# Blinkerdorsche Oktober 2014



## Ostseestipper (3. Oktober 2014)

Hallo zusammen,

wenn Ihr den Titel gelesen habt, wisst Ihr ja was hier rein soll.

Beste Grüße
Der Ostseestipper


----------



## Smallmouth (10. Oktober 2014)

*AW: Blinkerdorsche Oktober 2014*

Gestern 16:00 bis 19:00 
Dahme 
Wind SSW 3 - 4 Wasse leicht trüb , 
9 mal Bronze weit über 50cm 
6 mal Silber weit unter 50cm 

Alles im Hellen , ab 18:30 kein Fisch mehr . 
Alle Fische wren voll mit Tobsen .

Tight lines


----------



## dorschwilli 306 (11. Oktober 2014)

*AW: Blinkerdorsche Oktober 2014*

dienstag meckl.bucht:

nur kleine leos,alle u 40.... 
jede menge seegras 
wo sind nur die größeren in diesem herbst ? |kopfkrat


----------



## Rana (21. Oktober 2014)

*AW: Blinkerdorsche Oktober 2014*

Hallo, kann mir jemand sagen wo ich vom Ufer aus auf Dorsch blinkern kann? Wo das Wasser schnell tief wird? Bin vor kurzem nach Wismar gezogen. Habe mir am WE Börgerende angeschaut, sieht viel versprechend aus.....Direkt um Wismar ist wohl eher schlecht??

Gruß Rainer


----------



## vermesser (21. Oktober 2014)

*AW: Blinkerdorsche Oktober 2014*



Rana schrieb:


> Direkt um Wismar ist wohl eher schlecht??

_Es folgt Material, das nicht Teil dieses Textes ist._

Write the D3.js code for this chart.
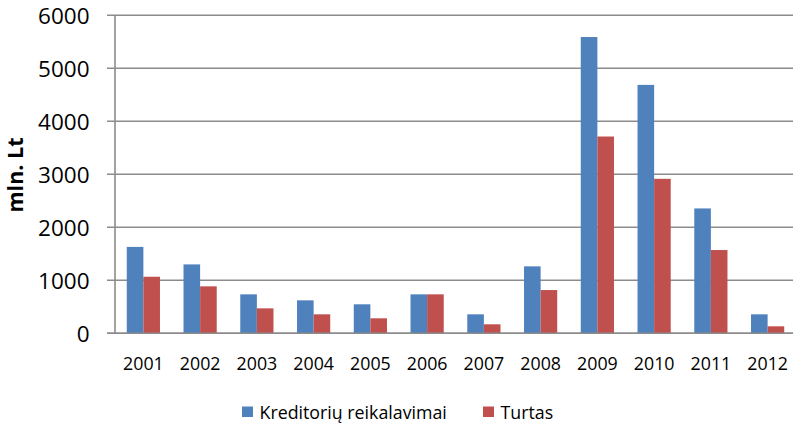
<!DOCTYPE html>
<html>
<head>
<meta charset="utf-8">
<script src="https://cdn.jsdelivr.net/npm/d3@7"></script>
<style>
  html, body { margin: 0; padding: 0; background: #fff; }
  svg { display: block; }
  text { font-family: "Open Sans", "Liberation Sans", sans-serif; fill: #000; }
</style>
</head>
<body>
<svg id="chart" width="793" height="425"></svg>
<script>
const years = ["2001","2002","2003","2004","2005","2006","2007","2008","2009","2010","2011","2012"];
const seriesNames = ["Kreditorių reikalavimai", "Turtas"];
const kreditoriu = [1630, 1300, 735, 622, 547, 735, 358, 1263, 5590, 4687, 2356, 358];
const turtas = [1067, 886, 471, 358, 283, 735, 170, 816, 3713, 2915, 1571, 132];
const yTicks = [0, 1000, 2000, 3000, 4000, 5000, 6000];
const colors = ["#4F81BD", "#C0504D"];
const yTitle = "mln. Lt";

const svg = d3.select("#chart");
const plotLeft = 115, plotRight = 796, plotTop = 15.3, plotBottom = 333.3;
const FONT = "'Open Sans', 'Liberation Sans', sans-serif";

const x = d3.scaleBand().domain(years).range([plotLeft, plotRight]).paddingInner(0).paddingOuter(0);
const y = d3.scaleLinear().domain([0, 6000]).range([plotBottom, plotTop]);
const barW = 16.6;

// gridlines
const gGrid = svg.append("g");
gGrid.selectAll("line").data(yTicks).join("line")
  .attr("x1", 107).attr("x2", 793)
  .attr("y1", d => y(d)).attr("y2", d => y(d))
  .attr("stroke", "#8c8c8c").attr("stroke-width", 1.6);

// y axis line
svg.append("line").attr("x1", plotLeft).attr("x2", plotLeft).attr("y1", plotTop).attr("y2", plotBottom)
  .attr("stroke", "#8c8c8c").attr("stroke-width", 1.6);

// y labels
const yAxis = d3.axisLeft(y).tickValues(yTicks).tickSize(0).tickPadding(0).tickFormat(d3.format("d"));
const gy = svg.append("g").attr("transform", `translate(89.5,0)`).call(yAxis);
gy.select(".domain").remove();
gy.selectAll("text").attr("font-size", 22.5).attr("dy", "0.36em").attr("x", 0)
  .attr("fill", "#000").style("font-family", FONT);

// x labels
const xAxis = d3.axisBottom(x).tickSize(0).tickPadding(0);
const gx = svg.append("g").attr("transform", `translate(0,${plotBottom})`).call(xAxis);
gx.select(".domain").remove();
gx.selectAll("text").attr("font-size", 17.8).attr("dy", null).attr("y", 36.3)
  .attr("fill", "#000").style("font-family", FONT);

// bars
const data = [kreditoriu, turtas];
data.forEach((vals, si) => {
  svg.append("g").selectAll("rect").data(vals).join("rect")
    .attr("x", (d, i) => x(years[i]) + x.bandwidth() / 2 - barW + si * barW)
    .attr("width", barW)
    .attr("y", d => y(d))
    .attr("height", d => y(0) - y(d))
    .attr("fill", colors[si]);
});

// baseline over bars
svg.append("line").attr("x1", 107).attr("x2", 793).attr("y1", plotBottom).attr("y2", plotBottom)
  .attr("stroke", "#8c8c8c").attr("stroke-width", 1.6);

// y title
svg.append("text")
  .attr("transform", `translate(23,175) rotate(-90)`)
  .attr("text-anchor", "middle")
  .attr("font-size", 21.5).attr("font-weight", "bold")
  .text(yTitle);

// legend
const legendX = [242, 483];
seriesNames.forEach((n, i) => {
  svg.append("rect").attr("x", legendX[i]).attr("y", 406.5).attr("width", 11).attr("height", 10.5).attr("fill", colors[i]);
  svg.append("text").attr("x", legendX[i] + 17.5).attr("y", 418.5).attr("font-size", 17.8).text(n);
});
</script>
</body>
</html>
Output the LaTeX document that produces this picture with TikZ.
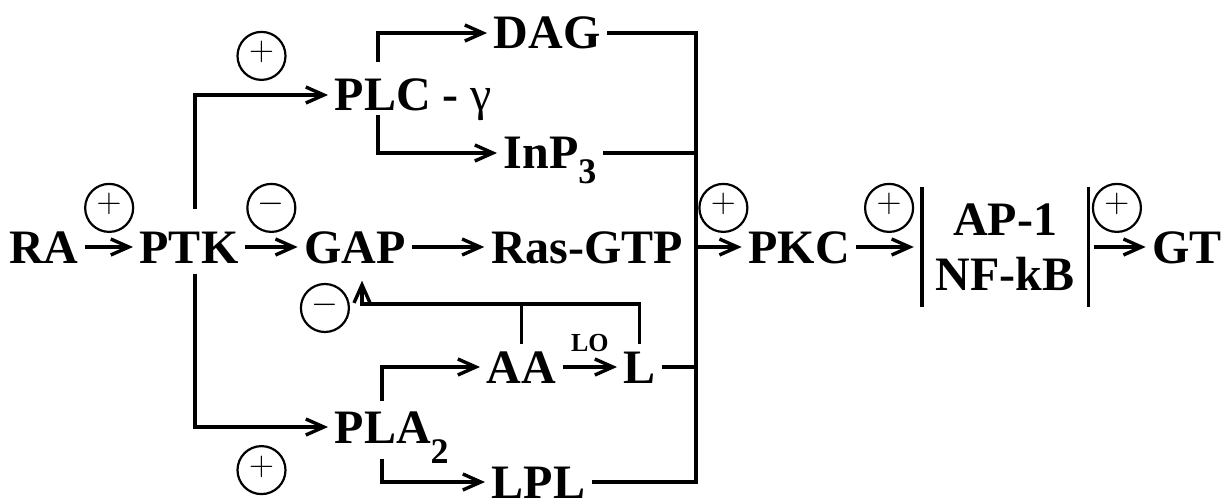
\documentclass[tikz,border=0pt]{standalone}
\usepackage{fontspec}
\setmainfont{Liberation Serif}
\usetikzlibrary{arrows.meta}
\newcommand{\lowsub}[2][-7.5pt]{\raisebox{#1}{\fontsize{18}{18}\selectfont #2}}

\begin{document}
\begin{tikzpicture}[x=0.5pt,y=-0.5pt,line width=1.7pt,
    >={Straight Barb[length=9pt,width=8pt]},
    every node/.style={font=\fontsize{24}{27.5}\selectfont\bfseries,inner sep=2.5pt,text height=16pt,text depth=0pt},
    sgn/.style={draw,circle,line width=1.1pt,minimum size=24pt,inner sep=0pt,
        font=\fontsize{18}{18}\selectfont,text height=6pt,text depth=1pt}]
    \useasboundingbox (0,0) rectangle (1229,502);
    % main row
    \node (RA) at (44,247) {RA};
    \node (PTK) at (189,247) {PTK};
    \node (GAP) at (355,247) {GAP};
    \node (Ras) at (587,247) {Ras-GTP};
    \node (PKC) at (799,247) {PKC};
    \node[minimum width=81.5pt,minimum height=58pt,inner sep=0pt,align=center,text height=,text depth=] (TF) at (1005,247) {AP-1\\NF-kB};
    \node (GT) at (1187,247) {GT};
    % branches
    \node[anchor=west] (PLC) at (328,95) {PLC - {\mdseries γ}};
    \node[anchor=west] (DAG) at (487,33) {DAG};
    \node[anchor=west] (InP) at (497,153) {InP\lowsub{3}};
    \node[anchor=west] (PLA) at (328,427) {PLA\lowsub[-10pt]{2}};
    \node[anchor=west] (AA) at (480,367) {AA};
    \node[anchor=west] (L) at (617,367) {L};
    \node[anchor=west] (LPL) at (485,482) {LPL};
    \coordinate (bus) at (696,0);
    \coordinate (ptkU) at (195,209);
    \coordinate (ptkD) at (195,274);
    \coordinate (plcU) at (378,62);
    \coordinate (plcD) at (378,115);
    \coordinate (plaU) at (382,401);
    \coordinate (plaD) at (382,459);
    \coordinate (fb) at (362,304);

    \draw[->] (RA) -- node[sgn,above=7pt] (s1) {$+$} (PTK);
    \draw[->] (PTK) -- node[sgn,above=7pt] (s2) {$-$} (GAP);
    \draw[->] (GAP) -- (Ras);
    \draw[->] (ptkU) |- node[sgn,pos=0.75,above=7pt] (s3) {$+$} (PLC);
    \draw[->] (ptkD) |- node[sgn,pos=0.75,below=9pt] (s4) {$+$} (PLA);
    \draw[->] (plcU) |- (DAG);
    \draw[->] (plcD) |- (InP);
    \draw[->] (plaU) |- (AA);
    \draw[->] (plaD) |- (LPL);
    \draw[->] (AA) -- node[midway,above=5pt,inner sep=2pt,font=\fontsize{13}{13}\selectfont\bfseries] (lo) {LO} (L);
    % feedback to GAP
    \draw[->,shorten >=5.5pt] (L.north) |- (fb) -- (fb |- GAP.south);
    \draw (AA.north) -- (AA.north |- fb);
    \node[sgn,left=6pt,yshift=-2pt] (s5) at (fb) {$-$};
    % collecting line
    \draw (DAG) -- (DAG -| bus) -- (LPL -| bus) -- (LPL);
    \draw (InP) -- (InP -| bus);
    \draw (L) -- (L -| bus);
    \draw[->] (PKC -| bus) -- node[sgn,pos=0.6,above=7pt] (s6) {$+$} (PKC);
    \draw[->,shorten >=4pt] (PKC) -- node[sgn,above=7pt] (s7) {$+$} (TF);
    \draw (TF.north west) -- (TF.south west);
    \draw (TF.north east) -- (TF.south east);
    \draw[->,shorten <=3pt] (TF) -- node[sgn,above=7pt] (s8) {$+$} (GT);
\end{tikzpicture}
\end{document}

Warum? In Richtung Boltenhagen und weiter westlich weiß ich von guten Fängen.


----------



## Rana (21. Oktober 2014)

*AW: Blinkerdorsche Oktober 2014*

Habe ich von Anglern in Wismar gehört. Welche Standabschnitte kann ich denn testen? Boltenhagen und weiter südlich ist ja auch eine ganze Ecke weg von Wismar, aber wenn es sich lohnt. Direkt in Wismar habe ich auch noch keine angler gesehen.....


----------



## vermesser (21. Oktober 2014)

*AW: Blinkerdorsche Oktober 2014*

Puh, dass muss ein Einheimischer beantworten. Ich persönlich würde mich ohne weitere Hilfe in Richtung Brook, Groß Schwansee orientieren. Da siehts nach Steilküste und dem dazugehörigen Leogrund aus. Hier 53.990281,10.988 war ich vor Jahren mal zelten und dort wurden auch nachts Dorsche gefangen.


----------



## trethupe (22. Oktober 2014)

*AW: Blinkerdorsche Oktober 2014*

....ein guter Tip sind die Bücher der Rapsbande .....

mfg.

Ronny


----------



## Rana (22. Oktober 2014)

*AW: Blinkerdorsche Oktober 2014*

Danke für die Antworten  Werde dann mal posten was ich so gefangen habe.....


----------



## Smallmouth (24. Oktober 2014)

*AW: Blinkerdorsche Oktober 2014*

Gestern 23.10.14  von ca  16:00 bis 19:00 
Dahme Riff
Wind SW 3 später Süd 3 Wasser klar und Unmengen von Seegras  , 

Ganze Riff und Aussenriff war schwer zu befischen jeder Wurf Seegras
Am Roten Haus links von den Riffen , kein Kraut und fischbar . 
2 x Dorsch 57 cm und 60 cm
2 x Silber ca. 35 cm 

Wieser alles im Hellen in der Dämmerung und Dunkeln kein Fisch !!!!!!


----------



## Ostseestipper (26. Oktober 2014)

*AW: Blinkerdorsche Oktober 2014*

Endlich kann ich auch etwas beitragen.

Heute kurz vor Sonnenaufgang mit Trethupe im Raum Kübo gewesen.
Wind ablandig, Wasser klar und ruhig.
1. Wurf nix, 2. Wurf Dorsch |bigeyes, 3. Wurf Dorsch |bigeyes (konnte sich kurz vorm "Küchengriff" lösen).
Größen: Ende 40
Das wars dann auch. Bei uns Beiden nichts mehr rausgekommen.
Macht aber Mut.
Es geht ja auch erst los, ... hoffentlich :q.

Beste Grüße
Mark


----------



## prion (27. Oktober 2014)

*AW: Blinkerdorsche Oktober 2014*

Moin Moin in die Runde,

war gestern nachmittag in die Dunkelheit rein mit der Watbüx am Strand. Ein  kleiner Dorsch Anfang 40 kam so gegen 4 Uhr raus, sonst noch ein paar ganz zaghafte Bisse und recht viel Kraut.

Petri


----------